= Arabs in the Caucasus =

Arabs in the region of the Caucasus

Map of the Caucasus, 740 CE

Arabs first established themselves in the Caucasus in the eighth century, during the Arab conquest of Persia (see also Muslim conquest of Armenia and Arab rule in Georgia). The process of shrinking of the Abbasid Caliphate in the tenth century was followed by the establishment of several Arab-ruled principalities in the region, chiefly the principality of Shirvan (most of present-day Azerbaijan and southeast part of Dagestan) ruled by the Mazyadid dynasty. As the rulers of Shirvan (known as Shirvanshahs) spread their control over much of the Southeast Caucasus and at the same time found themselves more and more isolated from the Arab world, they were undergoing gradual Persianisation. Arab personal names of the Shirvanshahs gave way to Persian ones, members of the ruling dynasty were claiming Ancient Persian descent (possibly having intermarried with members of local pre-Islamic nobility) and Persian gradually became the language of the court and the urban population, while the rural population continued to speak the indigenous languages of Caucasian Albania. However by the seventeenth century a local Turkic idiom (which later would develop into modern Azerbaijani) became the language of everyday life, as well as the language of interethnic communication.

Arab migration continued during the Middle Ages. Nomadic tribes of Arabs occasionally made their way into the region undergoing assimilation by the local population.
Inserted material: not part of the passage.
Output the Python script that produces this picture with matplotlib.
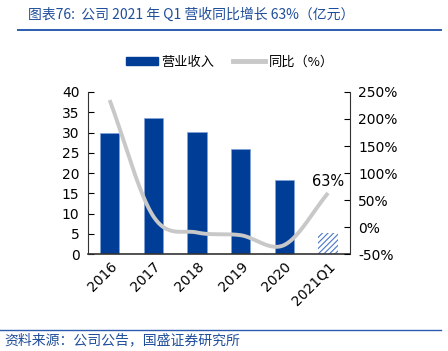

In 1728, a Russian-Swedish officer named Johann-Gustav Gärber described a group of Sunni Arab nomads who rented winter pastures near the Caspian shores of Mughan (in present-day Azerbaijan). It is likely that the Arab nomads arrived in the Caucasus in the sixteenth or seventeenth century. In 1888, an unknown number of Arabs still lived in the Baku Governorate of the Russian Empire.

==Language==
In his report, Gärber mentioned that the Arab nomads of Mughan spoke a "mixed Turkic-Arabic language". In 1840 Abbasgulu Bakikhanov attested an "altered version of Arabic" among some residents of Shirvan (see Shirvani Arabic). The Arabic language, or its local variety, lingered in Azerbaijan until the second half of the nineteenth century and in Dagestan until the 1930s (in Darvag, Tabasaransky District), after which the population of these pockets began identifying itself as Azeri, having adopted Azeri as their mother tongue. The 1897 Russian Imperial census indicated 912 Arabic-speakers in central and southern Dagestan and none in what would become Azerbaijan. Notably, literary Arabic retained its role as the language of learning in Dagestan for centuries and was the main language of instruction in the local schools from 1920 to 1923 until replaced by Azeri (and later by other indigenous languages of Dagestan).

As of 2012 the names of dozens of villages across Azerbaijan and Dagestan (e.g. Arabgadim, Arabojaghy, Arablar, Arab-Yengija, Chol Arab etc.) bear traces of their once Arab population.